Phil Teer, Planning Partner, St Luke’s
“Reasons to be optimistic: The economically bleak late 70’s brought us punk rock, an explosion of creativity that changed popular culture forever. This recession will unleash marketing’s own punk revolution with the fusion of social media and digital content. Tight budgets, intense competition for consumer attention, technology so accessible your mum is a digital creative, a demand for measurable results and low costs will push more marketing money into web 2.0. Nothing will be the same again. Brands will stop doing things to you and become “brands you can do”. Marketers will worry less about brand custodianship as they swap control for influence and agencies will produce a non-stop flow of ideas for always-on campaigns. This will be a great time to be creative as long as you are one of the punks.”

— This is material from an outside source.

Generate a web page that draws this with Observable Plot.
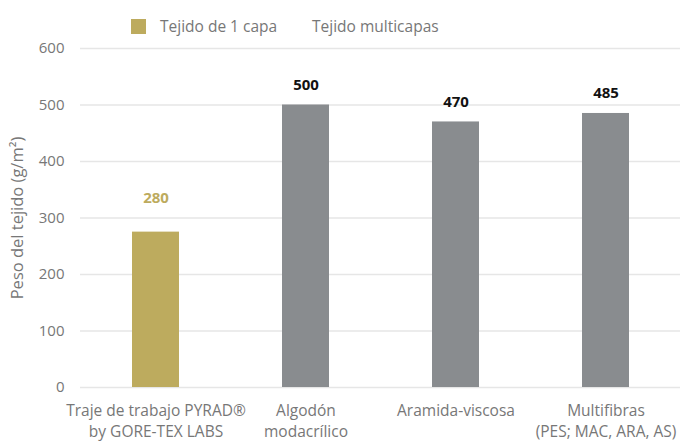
<!DOCTYPE html>
<html>
<head>
<meta charset="utf-8">
<script src="https://cdn.jsdelivr.net/npm/d3@7"></script>
<script src="https://cdn.jsdelivr.net/npm/@observablehq/plot@0.6"></script>
<style>
  body { margin: 0; background: #fff; font-family: "Open Sans", sans-serif; }
  #legend { height: 40px; position: relative; font-size: 15.5px; color: #777; }
  .sw { position: absolute; top: 19px; width: 15px; height: 15px; }
  .lt { position: absolute; top: 15px; line-height: 22px; }
  svg { overflow: visible; }
</style>
</head>
<body>
<div id="legend"></div>
<div id="chart"></div>
<script>
const categories = [
  "Traje de trabajo PYRAD®\nby GORE-TEX LABS",
  "Algodón\nmodacrílico",
  "Aramida-viscosa",
  "Multifibras\n(PES; MAC, ARA, AS)"
];
const values = [275, 500, 470, 485];
const valueLabels = ["280", "500", "470", "485"];
const labelAt = [300, 500, 470, 485];
const series = ["Tejido de 1 capa", "Tejido multicapas", "Tejido multicapas", "Tejido multicapas"];
const legendNames = ["Tejido de 1 capa", "Tejido multicapas"];
const legendColors = ["#bdab5e", "#ffffff"];
const barColors = ["#bdab5e", "#898c8f"];
const labelColors = ["#bdab5e", "#111111"];
const yTicks = [0, 100, 200, 300, 400, 500, 600];

const data = categories.map((c, i) => ({
  cat: c, value: values[i], label: valueLabels[i], at: labelAt[i], series: series[i]
}));

// legend
const leg = document.getElementById("legend");
const pos = [[131, 160], [287, 312]];
legendNames.forEach((n, i) => {
  const s = document.createElement("div");
  s.className = "sw"; s.style.left = pos[i][0] + "px"; s.style.background = legendColors[i];
  const t = document.createElement("div");
  t.className = "lt"; t.style.left = pos[i][1] + "px"; t.textContent = n;
  leg.appendChild(s); leg.appendChild(t);
});

const chart = Plot.plot({
  width: 680,
  height: 402,
  marginTop: 8,
  marginBottom: 55,
  marginLeft: 80,
  marginRight: 0,
  style: { fontFamily: "Open Sans, sans-serif", fontSize: "15px", color: "#777", background: "#fff", overflow: "visible" },
  x: { domain: categories, paddingInner: 0.69, paddingOuter: 0.345, label: null },
  y: { domain: [0, 600], ticks: yTicks, label: null },
  color: { domain: legendNames, range: barColors },
  marks: [
    Plot.ruleY(yTicks, { stroke: "#e6e6e6", strokeWidth: 1.5 }),
    Plot.barY(data, { x: "cat", y: "value", fill: "series" }),
    Plot.text(data, {
      x: "cat", y: "at", text: "label", dy: -20,
      fill: (d) => labelColors[legendNames.indexOf(d.series)],
      fontWeight: "bold", fontSize: 15
    }),
    Plot.axisY({ ticks: yTicks, tickSize: 0, tickPadding: 16, fontSize: 15, label: null }),
    Plot.axisX({ tickSize: 0, tickPadding: 13, fontSize: 15.5, lineHeight: 1.38, label: null }),
    Plot.text(["Peso del tejido (g/m²)"], {
      frameAnchor: "left", dx: -63, rotate: -90, textAnchor: "middle", fontSize: 16.5, fill: "#777"
    })
  ]
});
document.getElementById("chart").appendChild(chart);
</script>
</body>
</html>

Ben Casey, Creative Director, The Chase
“Like many design companies I’ve spoken to recently we are incredibly busy. If I didn’t watch the news or read a morning paper I wouldn’t be aware of the recession. However, it would be foolish to think that the next 12 months are going to be easy. We are holding our breath for next year’s budgets. It is possible for smaller design groups to buck the trend and prosper as clients could be looking for smaller, more targeted projects. The design industry should be quietly confident if businesses have learnt from previous tough times when those who failed to invest in their brands lost ground when things picked up. But, as always, you’ll need a little luck, a lot of hard work and remember to keep on top of the housekeeping. A lot of design companies got into trouble during the last recession due to cash flow problems and clients going bust on them rather than lack of work.”

John Denholm, Managing Director, Denholm Associates
“What I remember about the last recession was that advertising and marketing became far more focused creatively. What goes hand in hand sometimes with creativity, an element of free thinking, can get a bit undisciplined and sometimes agencies move too far away from commercial realities. The pressures of a recession can provide a tightening up of thinking and focus agencies more.”